Acts 8 Study Notes

PLUS

8:1 Events surrounding Stephen’s testimony and murder led to severe persecution of the church in Jerusalem. All believers except the apostles were scattered to nearby regions. Hence the persecution helped spread the gospel to surrounding areas such as Judea and Samaria. The facts that the apostles were not the focus of the persecution and that it came about after Stephen’s death suggest that the persecution focused primarily on Hellenistic Jewish Christians, although the entire church was affected.

8:2 In the midst of such persecution, it took great courage to bury and mourn over Stephen.

8:3 Paul, or Saul, seems to have become lead persecutor. His reputation as a destructive force in Jerusalem (ravaging the church), and possibly elsewhere, seems to have preceded him to Damascus (9:13).

8:4-5 Among those who scattered with the heightened persecution was Philip, who went to a city in Samaria. This territory near Judea was made up of those who had not left under the Assyrian exile and had intermarried with non-Jews. Jews generally looked down on Samaria; ministry here was a significant step for the church, for it indicated that old biases had no place in Christianity. For bias against the Samaritans among Jesus’s own disciples, see Lk 9:51-55. For the antagonism between Jews and Samaritans, see Lk 10:29-37; Jn 4:9.

8:6-8 The signs that accompanied Philip’s message about Jesus, including the casting out of unclean spirits and the healing of many who were paralyzed and lame, ensured that the crowds were all paying attention. God was vouching for Philip’s preaching.

8:9 This Simon the magician (Simon Magus), who practiced sorcery in Samaria, was well known in post-apostolic Christianity as a heretic and proto-Gnostic.

8:10-11 The term Great Power of God reflects pagan language.

8:12-13 Even Simon was one of those who believed the good news presented by Philip.

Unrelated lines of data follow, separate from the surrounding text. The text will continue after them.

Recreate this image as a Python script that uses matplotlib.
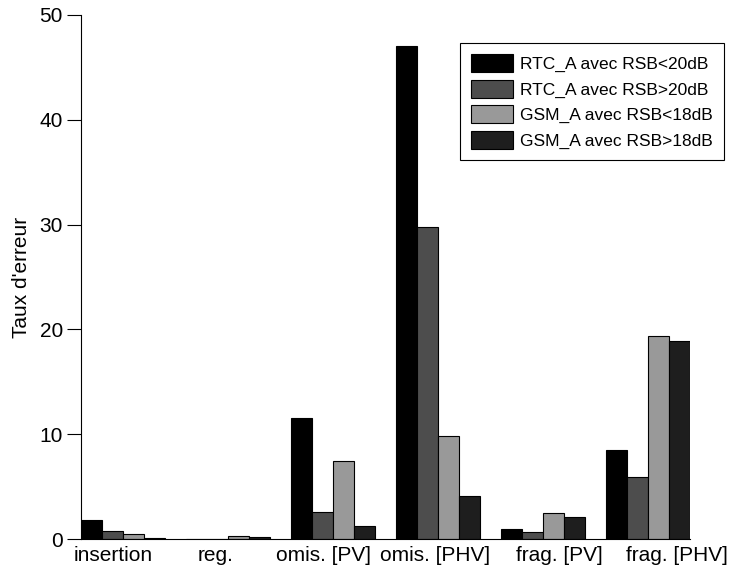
import numpy as np
import matplotlib.pyplot as plt

plt.rcParams['font.family'] = ['Liberation Sans', 'DejaVu Sans']

categories = ['insertion', 'reg.', 'omis. [PV]', 'omis. [PHV]', 'frag. [PV]', 'frag. [PHV]']
series = ['RTC_A avec RSB<20dB', 'RTC_A avec RSB>20dB',
          'GSM_A avec RSB<18dB', 'GSM_A avec RSB>18dB']
rtc_low = [1.8, 0.05, 11.6, 47.0, 1.0, 8.5]
rtc_high = [0.75, 0.05, 2.6, 29.8, 0.65, 5.9]
gsm_low = [0.45, 0.28, 7.5, 9.8, 2.5, 19.4]
gsm_high = [0.1, 0.18, 1.3, 4.1, 2.1, 18.9]
colors = ['#000000', '#4d4d4d', '#999999', '#1e1e1e']
# label positions drift a little from the group centres in the original
label_shift = [-0.09, -0.12, -0.09, -0.03, 0.16, 0.28]

fig = plt.figure(figsize=(7.3, 5.76), dpi=100)
ax = fig.add_axes([0.111, 0.064, 0.834, 0.910])

x = np.arange(len(categories))
w = 0.2
for i, vals in enumerate([rtc_low, rtc_high, gsm_low, gsm_high]):
    ax.bar(x - 0.4 + w * i, vals, width=w, align='edge', color=colors[i],
           edgecolor='black', linewidth=0.8, label=series[i])

ax.set_xlim(-0.4, len(categories) - 1 + 0.4)
ax.set_ylim(0, 50)
ax.set_yticks([0, 10, 20, 30, 40, 50])
ax.set_xticks(x + np.array(label_shift))
ax.set_xticklabels(categories, fontsize=15)
ax.tick_params(axis='x', length=0, pad=5)
ax.tick_params(axis='y', direction='out', length=10, pad=3, labelsize=15)
ax.spines['top'].set_visible(False)
ax.spines['right'].set_visible(False)
ax.set_ylabel("Taux d'erreur", fontsize=15, labelpad=6)

leg = ax.legend(loc='upper right', bbox_to_anchor=(1.056, 0.947), borderaxespad=0,
                fontsize=12.5, handlelength=2.4, handleheight=1.2, fancybox=False,
                framealpha=1, edgecolor='black', labelspacing=0.45,
                handletextpad=0.4, borderpad=0.65)
leg.get_frame().set_linewidth(0.8)

plt.savefig('out.png', dpi=100)
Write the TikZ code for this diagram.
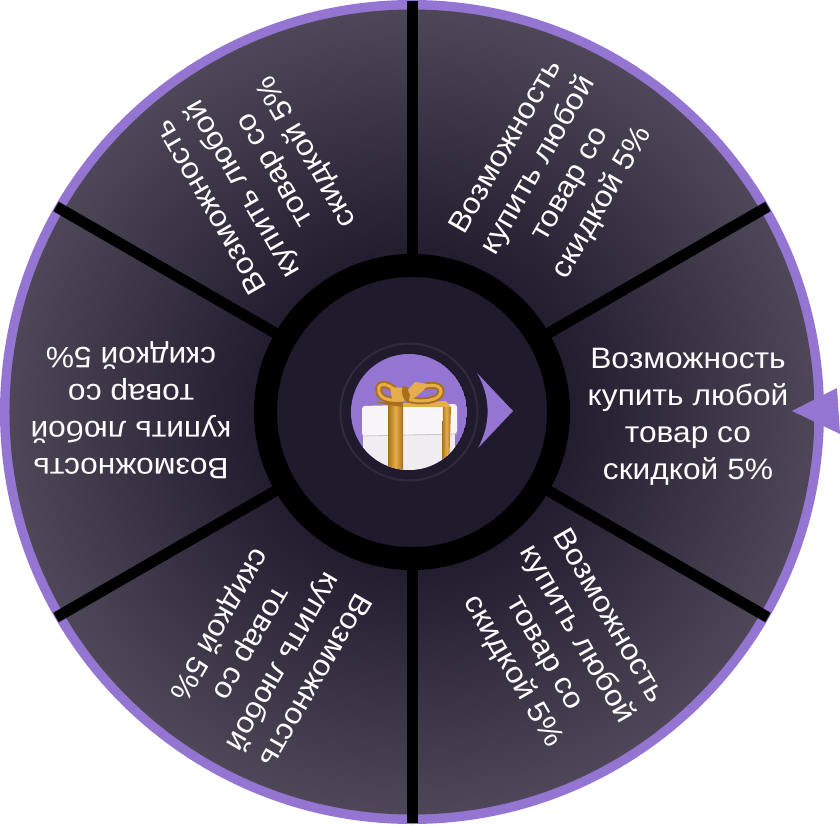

The authenticity of his belief is doubtful. He seems to have been fixated on the signs and miracles that accompanied Philip’s preaching, not the person of Jesus Christ.

8:14-16 Some suggest that God withheld the Holy Spirit from the Samaritans so the apostles could come and witness that even the Samaritans were included in the Christian community.

8:17 Early converts received the Holy Spirit at the laying on of hands by apostles or evangelists. Some suggest that this was God’s plan to ensure that new believers received trustworthy instruction and got connected to God’s chosen apostolic leaders.

8:18-19 Here we see Simon’s true heart. He was used to impressing the crowds with magic; now he wanted to impress them with his ability to impart the Holy Spirit.

8:20-24 By saying that Simon had no part or share in this matter, Peter confirmed that Simon had not truly converted to Christianity. His heart (meaning his will, affections, allegiance) was still not right before God.

8:25 After several episodes in Samaria, Peter, John, Philip, and any other apostles traveling with them returned to Jerusalem. They evangelized many villages of the Samaritans along the way, tearing down ethnic barriers with the global gospel of Jesus Christ.

8:26-29 Through the agency of an angel of the Lord, God arranged for Philip to stand in a place that would bring him into contact with an important Ethiopian man who would listen, believe, and in turn spread the gospel to other lands. Candace was not the queen’s name but a title. Reading aloud was common, especially if the scroll was not in his native language. The eunuch was a Gentile God-fearer who had come to worship in Jerusalem. The Ethiopia of that time was not the modern country of Ethiopia but the ancient kingdom of Meroe, which covered what is now northern Sudan south of Aswan to Khartoum.

8:30-31 Philip’s question and the Ethiopian’s response imply that the OT passage the eunuch was reading (Is 53:7-8) required interpretation in light of what God had done in Jesus of Nazareth.

8:32-34 The Ethiopian was reading Is 53:7-8, apparently from the Greek text. It is likely that he was reading the entire Suffering Servant section of Isaiah (52:13-53:12). The eunuch’s question, who is the prophet saying this about, allowed Philip to explain Jesus as the subject of the passage. It is Jesus, not Isaiah, who suffered for the sins of humanity (Is 53:6). From the earliest days of the church, the Suffering Servant section has been seen as an ideal starting place for explaining the gospel.

8:35 The phrase, beginning with that Scripture, may indicate that Philip went on to explain other relevant OT passages besides those in Isaiah.

8:38-40 The Ethiopian requested and was granted baptism just as soon as he believed (see note at 10:47-48). That they went into the water and then came up out of the water apparently indicates baptism by immersion. The eunuch came out of the water and found himself alone. The Holy Spirit had miraculously carried Philip away to his next appointment, a place called Azotus, the OT Philistine city of Ashdod, about thirty-five miles from Gaza.